All patently obvious. As obvious as heterosexuals making noises about their sexuality almost every time they speak, no worries: the hubby, the wife and the kids crop up constantly and no one snorts about - such a prissy, faux objection - turning the private life into a public spectacle. Obvious, except it isn't. Coming Out - being open, being honest - apparently requires continuous exposition.

How else to explain the following: "This House Believes That Staying In is The New Coming Out." This is the topic the Cambridge Union Society addresses on May 7, according to the fax that arrived on my desk yesterday. The fax is, of course, deliberately worded for (heated) debate, and worth quoting : "Faced with an ever-increasing acceptance of homosexuality, is it really necessary to 'Come Out'? What are the benefits of making such a public and seemingly irreversible declaration? Is it still necessary to define your self-identity by your sexual identity? Recent media coverage has focused upon those who have decided to 'Come Out' in reverse and we are left wondering whether membership of a 'gay' community is still a relevant and desirable prerequisite for life as a homosexual."

Every bald assertion and brassy assumption is a bloom one longs to linger over, but let's hurry along: "Is it still necessary to define your self- identity by your sexual identity?" What a tidy reversal! As noted, it's heterosexuals who mostly define homosexual self-identity as sexual, only to experience unease and/or disgust with the imposed. Fags know homosexuality is about more than what goes where, even as they leapfrog each available trick. Coming Out is at least partially meant to act as a corrective: if you know a known fag you may observe that his life is as complete or incomplete - as dully human - as your own. The personal is political, etc.

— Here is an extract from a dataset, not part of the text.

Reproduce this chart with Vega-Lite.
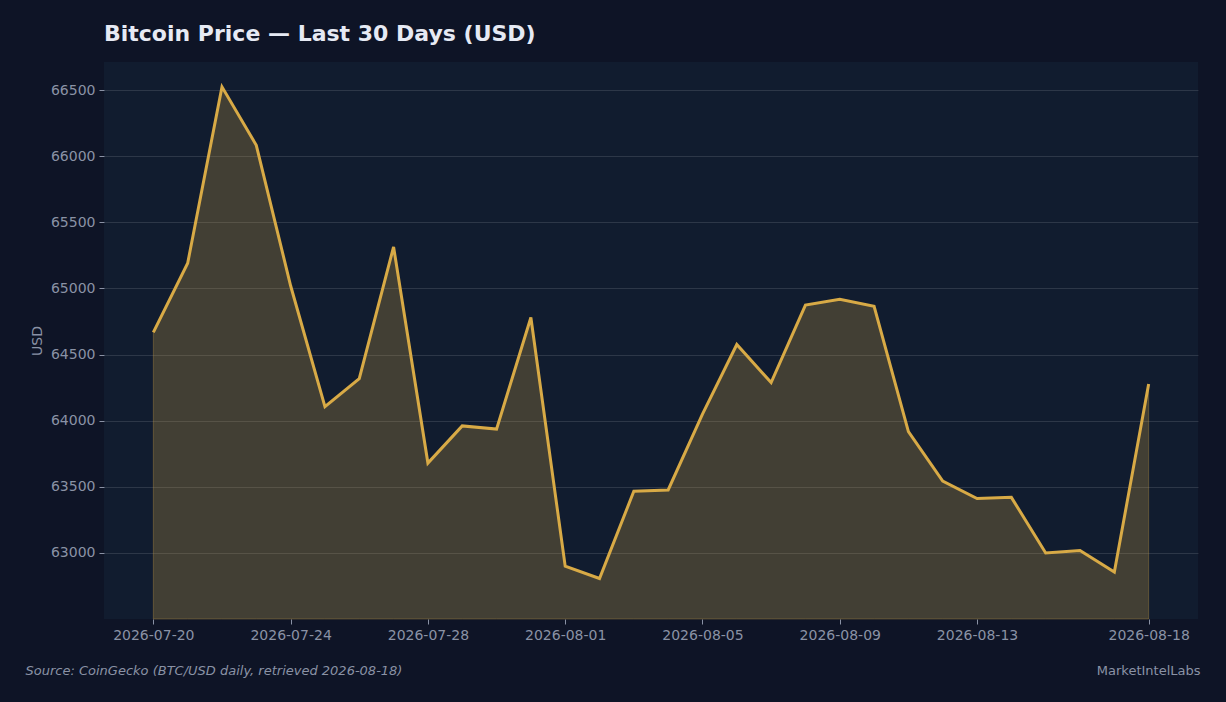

That's certainly one "benefit of making such a public declaration", though we must now ask what public is and what a declaration amounts to. Is Coming Out to your family public? To your friends? Or does only the workplace count? Do you decide to be out in some areas of your life, in in others (Mummy has a bad heart, Daddy is doddery)? Must you be Out to everyone or to a chosen few? Is a "declaration" wearing short, checked leather chaps to the office party or casually mentioning you're mad about a boy at the water cooler? Not Coming Out, but Leaking Out, which is what it really should be titled as that's how the process usually happens. What's often forgotten is that Coming Out is not just a choice, but multiple- choice. It is seldom the magical, total, overnight transformation the Cambridge Union overstates and some gay headbangers yet demand: here fear and fundamentalism make strange bed fellows, and an impossible challenge - Come Out and watch troubles melt away. Actually, Coming Out finishes one thing and kickstarts another: it's a step, not a conclusion. Is Coming Out easier these days? Depends on circumstance, no matter chatter about "ever-increasing acceptance." CO may be less of a big deal, but that doesn't render CO "unnecessary".

Whatever happens, homosexuality will never be the standard. Coming Out of some sort will always be required. Perhaps one day it will be considered as natural as, say, puberty; however, that time is far away. Until then it's up to Cambridge I guess, obliged to patently explain (again) that Coming Out on a Friday doesn't mean that the Saturday post will harbour an invitation to join the Community - whatever that is - and that Coming Out in reverse is cool. So sometimes closets have revolving doors.

Gays are generally better at that sort of contradiction/detour/ phase/lark than heterosexuals, who still have to grasp the fact that gays can set the moral lesson (or practise moral blackmail) but that they, not we, are the only ones who can make This House Believe That Staying In Is The New Coming Out.